→ **EXERCISE DESCRIPTION**
Please print exactly the lines below, from the start of the material up to and including the line with "import plotly.graph_objects as go", but none of the pictures.
-- START OF COLLECTED DATA --
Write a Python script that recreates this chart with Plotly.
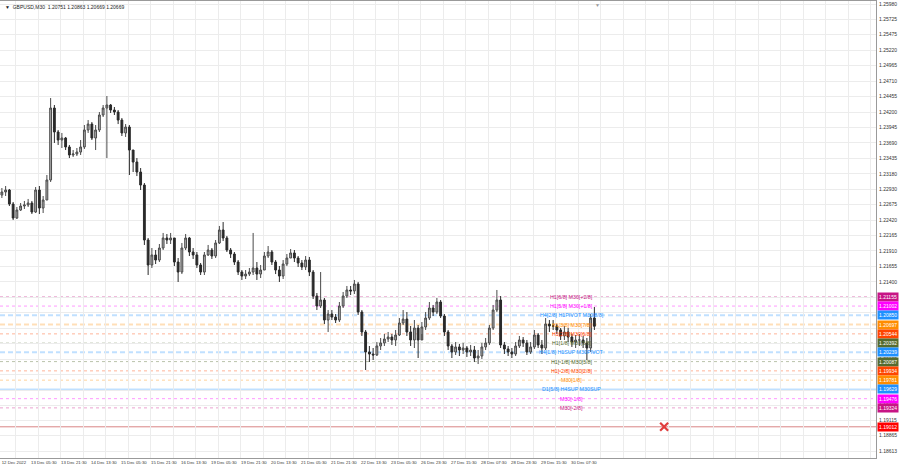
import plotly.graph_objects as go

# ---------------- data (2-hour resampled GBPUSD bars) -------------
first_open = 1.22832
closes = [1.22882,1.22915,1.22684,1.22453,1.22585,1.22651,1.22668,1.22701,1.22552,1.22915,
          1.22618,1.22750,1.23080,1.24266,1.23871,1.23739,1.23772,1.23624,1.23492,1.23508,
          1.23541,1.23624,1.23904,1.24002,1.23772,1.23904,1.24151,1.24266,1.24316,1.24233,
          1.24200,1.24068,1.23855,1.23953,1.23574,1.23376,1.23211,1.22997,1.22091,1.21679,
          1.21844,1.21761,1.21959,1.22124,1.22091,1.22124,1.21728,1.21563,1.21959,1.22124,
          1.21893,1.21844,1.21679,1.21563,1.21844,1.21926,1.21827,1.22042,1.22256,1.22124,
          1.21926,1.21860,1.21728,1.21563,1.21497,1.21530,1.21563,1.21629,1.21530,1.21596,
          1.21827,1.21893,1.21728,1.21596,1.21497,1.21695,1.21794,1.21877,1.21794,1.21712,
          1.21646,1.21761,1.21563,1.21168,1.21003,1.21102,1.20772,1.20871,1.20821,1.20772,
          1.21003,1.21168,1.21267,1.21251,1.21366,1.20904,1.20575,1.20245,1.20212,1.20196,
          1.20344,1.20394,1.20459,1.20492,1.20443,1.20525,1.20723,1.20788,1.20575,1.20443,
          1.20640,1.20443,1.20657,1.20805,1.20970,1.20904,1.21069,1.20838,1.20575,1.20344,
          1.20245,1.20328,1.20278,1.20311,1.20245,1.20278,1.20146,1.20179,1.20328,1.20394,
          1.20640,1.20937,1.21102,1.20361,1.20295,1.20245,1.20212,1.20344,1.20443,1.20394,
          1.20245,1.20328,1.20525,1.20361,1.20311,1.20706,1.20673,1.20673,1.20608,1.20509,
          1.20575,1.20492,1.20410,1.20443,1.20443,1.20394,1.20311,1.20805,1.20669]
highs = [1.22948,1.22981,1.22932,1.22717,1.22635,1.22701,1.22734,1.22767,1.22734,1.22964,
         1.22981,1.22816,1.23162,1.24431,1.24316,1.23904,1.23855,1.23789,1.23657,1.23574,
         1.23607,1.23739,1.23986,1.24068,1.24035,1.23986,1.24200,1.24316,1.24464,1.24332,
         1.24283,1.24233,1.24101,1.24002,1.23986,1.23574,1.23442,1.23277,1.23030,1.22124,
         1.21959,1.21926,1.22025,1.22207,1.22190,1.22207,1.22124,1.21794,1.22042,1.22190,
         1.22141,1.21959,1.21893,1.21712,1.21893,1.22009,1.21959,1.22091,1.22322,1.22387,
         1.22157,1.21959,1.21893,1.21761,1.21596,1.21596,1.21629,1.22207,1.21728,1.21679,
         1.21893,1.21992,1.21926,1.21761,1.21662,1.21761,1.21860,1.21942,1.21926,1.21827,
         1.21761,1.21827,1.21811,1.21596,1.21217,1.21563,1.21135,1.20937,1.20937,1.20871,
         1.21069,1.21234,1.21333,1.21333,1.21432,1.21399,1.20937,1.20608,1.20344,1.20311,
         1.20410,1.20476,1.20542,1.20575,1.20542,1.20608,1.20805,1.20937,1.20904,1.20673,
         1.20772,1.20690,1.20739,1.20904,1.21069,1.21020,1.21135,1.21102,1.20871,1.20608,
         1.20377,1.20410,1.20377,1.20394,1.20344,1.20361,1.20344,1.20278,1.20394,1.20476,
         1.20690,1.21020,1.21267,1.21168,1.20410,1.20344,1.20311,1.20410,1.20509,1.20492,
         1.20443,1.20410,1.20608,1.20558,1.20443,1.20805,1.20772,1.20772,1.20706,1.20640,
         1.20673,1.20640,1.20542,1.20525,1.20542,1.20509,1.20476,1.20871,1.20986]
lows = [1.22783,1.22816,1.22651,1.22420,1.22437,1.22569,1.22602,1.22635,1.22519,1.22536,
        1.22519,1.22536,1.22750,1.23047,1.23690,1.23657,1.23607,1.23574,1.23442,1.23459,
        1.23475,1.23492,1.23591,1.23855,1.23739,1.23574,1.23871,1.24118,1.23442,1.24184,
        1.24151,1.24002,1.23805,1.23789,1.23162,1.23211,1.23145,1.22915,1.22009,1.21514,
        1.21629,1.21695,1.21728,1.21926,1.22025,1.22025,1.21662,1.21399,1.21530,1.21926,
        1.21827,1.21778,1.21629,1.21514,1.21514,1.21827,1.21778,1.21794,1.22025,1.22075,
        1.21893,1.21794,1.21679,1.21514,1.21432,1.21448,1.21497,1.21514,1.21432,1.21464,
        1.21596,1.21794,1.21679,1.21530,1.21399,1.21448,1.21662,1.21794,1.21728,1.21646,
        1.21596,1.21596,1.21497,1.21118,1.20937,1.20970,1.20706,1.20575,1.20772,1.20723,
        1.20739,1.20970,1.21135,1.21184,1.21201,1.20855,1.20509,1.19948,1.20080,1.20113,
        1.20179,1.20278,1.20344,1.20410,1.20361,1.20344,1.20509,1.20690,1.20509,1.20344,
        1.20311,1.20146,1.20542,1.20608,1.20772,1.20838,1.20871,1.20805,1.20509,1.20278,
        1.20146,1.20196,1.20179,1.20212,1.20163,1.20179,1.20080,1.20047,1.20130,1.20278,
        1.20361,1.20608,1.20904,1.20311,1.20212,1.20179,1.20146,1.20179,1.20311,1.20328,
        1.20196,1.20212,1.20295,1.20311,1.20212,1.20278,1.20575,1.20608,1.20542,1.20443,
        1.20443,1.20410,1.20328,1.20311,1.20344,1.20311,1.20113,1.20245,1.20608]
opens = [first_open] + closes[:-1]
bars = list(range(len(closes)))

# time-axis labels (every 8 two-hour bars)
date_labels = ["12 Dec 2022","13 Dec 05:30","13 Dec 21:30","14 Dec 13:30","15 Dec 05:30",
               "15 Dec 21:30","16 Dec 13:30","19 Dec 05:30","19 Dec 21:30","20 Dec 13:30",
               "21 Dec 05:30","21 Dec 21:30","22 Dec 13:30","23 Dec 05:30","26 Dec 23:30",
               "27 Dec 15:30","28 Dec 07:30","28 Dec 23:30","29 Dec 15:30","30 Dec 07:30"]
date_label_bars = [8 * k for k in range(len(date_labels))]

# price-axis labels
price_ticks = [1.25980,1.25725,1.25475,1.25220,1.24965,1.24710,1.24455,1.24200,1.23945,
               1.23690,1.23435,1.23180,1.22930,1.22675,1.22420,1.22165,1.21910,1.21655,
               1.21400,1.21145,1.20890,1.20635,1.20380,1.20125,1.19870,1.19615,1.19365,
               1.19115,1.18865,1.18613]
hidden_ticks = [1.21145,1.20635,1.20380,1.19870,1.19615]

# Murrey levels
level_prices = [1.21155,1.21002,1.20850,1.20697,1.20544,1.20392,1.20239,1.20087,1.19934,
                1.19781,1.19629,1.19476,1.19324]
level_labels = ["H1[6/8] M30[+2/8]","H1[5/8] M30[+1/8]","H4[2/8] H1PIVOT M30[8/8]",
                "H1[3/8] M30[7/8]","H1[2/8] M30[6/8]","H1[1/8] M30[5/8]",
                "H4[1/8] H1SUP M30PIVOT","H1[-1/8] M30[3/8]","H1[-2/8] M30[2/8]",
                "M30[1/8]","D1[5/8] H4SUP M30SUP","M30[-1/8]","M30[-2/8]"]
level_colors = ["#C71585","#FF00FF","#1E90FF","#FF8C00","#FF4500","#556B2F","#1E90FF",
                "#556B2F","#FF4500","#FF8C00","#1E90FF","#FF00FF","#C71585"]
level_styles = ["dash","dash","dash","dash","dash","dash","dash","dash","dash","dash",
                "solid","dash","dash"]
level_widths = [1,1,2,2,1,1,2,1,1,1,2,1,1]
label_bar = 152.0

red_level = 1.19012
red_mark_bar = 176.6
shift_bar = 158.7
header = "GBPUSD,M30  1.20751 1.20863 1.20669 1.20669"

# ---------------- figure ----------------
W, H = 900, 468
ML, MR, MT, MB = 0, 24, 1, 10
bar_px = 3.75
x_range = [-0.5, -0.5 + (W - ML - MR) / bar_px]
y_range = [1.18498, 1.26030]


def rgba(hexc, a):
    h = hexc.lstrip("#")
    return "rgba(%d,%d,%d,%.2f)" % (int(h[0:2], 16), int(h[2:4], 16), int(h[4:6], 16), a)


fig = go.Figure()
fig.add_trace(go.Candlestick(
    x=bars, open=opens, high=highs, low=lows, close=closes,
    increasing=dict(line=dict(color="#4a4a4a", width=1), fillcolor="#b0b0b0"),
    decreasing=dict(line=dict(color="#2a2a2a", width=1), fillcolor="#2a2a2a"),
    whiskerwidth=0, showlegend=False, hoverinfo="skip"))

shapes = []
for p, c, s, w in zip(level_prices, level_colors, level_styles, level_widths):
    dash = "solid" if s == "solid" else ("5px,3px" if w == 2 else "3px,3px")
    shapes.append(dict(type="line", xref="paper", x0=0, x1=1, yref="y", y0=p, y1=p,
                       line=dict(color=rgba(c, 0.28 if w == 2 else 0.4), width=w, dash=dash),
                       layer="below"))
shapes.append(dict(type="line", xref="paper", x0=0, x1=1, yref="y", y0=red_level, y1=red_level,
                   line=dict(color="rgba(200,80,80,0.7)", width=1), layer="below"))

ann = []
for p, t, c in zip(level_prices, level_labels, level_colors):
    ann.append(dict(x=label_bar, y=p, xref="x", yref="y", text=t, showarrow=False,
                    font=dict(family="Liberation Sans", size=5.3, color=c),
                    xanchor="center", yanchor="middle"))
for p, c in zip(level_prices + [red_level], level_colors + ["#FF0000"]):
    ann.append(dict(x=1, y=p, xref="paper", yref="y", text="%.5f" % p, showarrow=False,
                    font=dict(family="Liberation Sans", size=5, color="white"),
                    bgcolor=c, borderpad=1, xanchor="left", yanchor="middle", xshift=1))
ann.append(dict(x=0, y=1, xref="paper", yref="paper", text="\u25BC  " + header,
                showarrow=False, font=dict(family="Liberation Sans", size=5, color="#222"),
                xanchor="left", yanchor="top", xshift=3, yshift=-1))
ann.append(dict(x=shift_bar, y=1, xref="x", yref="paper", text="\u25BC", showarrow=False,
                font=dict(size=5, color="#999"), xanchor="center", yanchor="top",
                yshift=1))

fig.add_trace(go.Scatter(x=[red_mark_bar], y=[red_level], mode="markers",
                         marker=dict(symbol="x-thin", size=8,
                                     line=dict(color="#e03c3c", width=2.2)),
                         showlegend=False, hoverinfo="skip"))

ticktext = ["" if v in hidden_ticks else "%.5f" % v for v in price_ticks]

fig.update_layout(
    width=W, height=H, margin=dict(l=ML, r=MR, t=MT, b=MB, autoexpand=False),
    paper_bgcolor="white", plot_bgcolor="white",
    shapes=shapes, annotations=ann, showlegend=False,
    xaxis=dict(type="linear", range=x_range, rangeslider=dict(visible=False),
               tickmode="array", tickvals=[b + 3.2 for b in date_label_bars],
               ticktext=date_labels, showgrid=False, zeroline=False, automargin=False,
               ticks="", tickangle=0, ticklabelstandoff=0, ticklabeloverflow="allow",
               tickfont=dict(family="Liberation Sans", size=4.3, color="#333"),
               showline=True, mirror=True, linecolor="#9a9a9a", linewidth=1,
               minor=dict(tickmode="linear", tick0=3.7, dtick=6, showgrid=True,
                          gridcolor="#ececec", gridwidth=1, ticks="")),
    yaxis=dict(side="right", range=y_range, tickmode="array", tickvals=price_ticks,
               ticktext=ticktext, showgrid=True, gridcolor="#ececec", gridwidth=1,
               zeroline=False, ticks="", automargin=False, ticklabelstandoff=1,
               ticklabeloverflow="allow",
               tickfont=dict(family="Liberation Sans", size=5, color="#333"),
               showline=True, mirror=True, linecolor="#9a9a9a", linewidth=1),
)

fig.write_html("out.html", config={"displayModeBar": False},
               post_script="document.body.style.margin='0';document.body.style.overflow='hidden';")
-- END OF COLLECTED DATA --
→ **CORRECT RESULT**
Write a Python script that recreates this chart with Plotly.
import plotly.graph_objects as go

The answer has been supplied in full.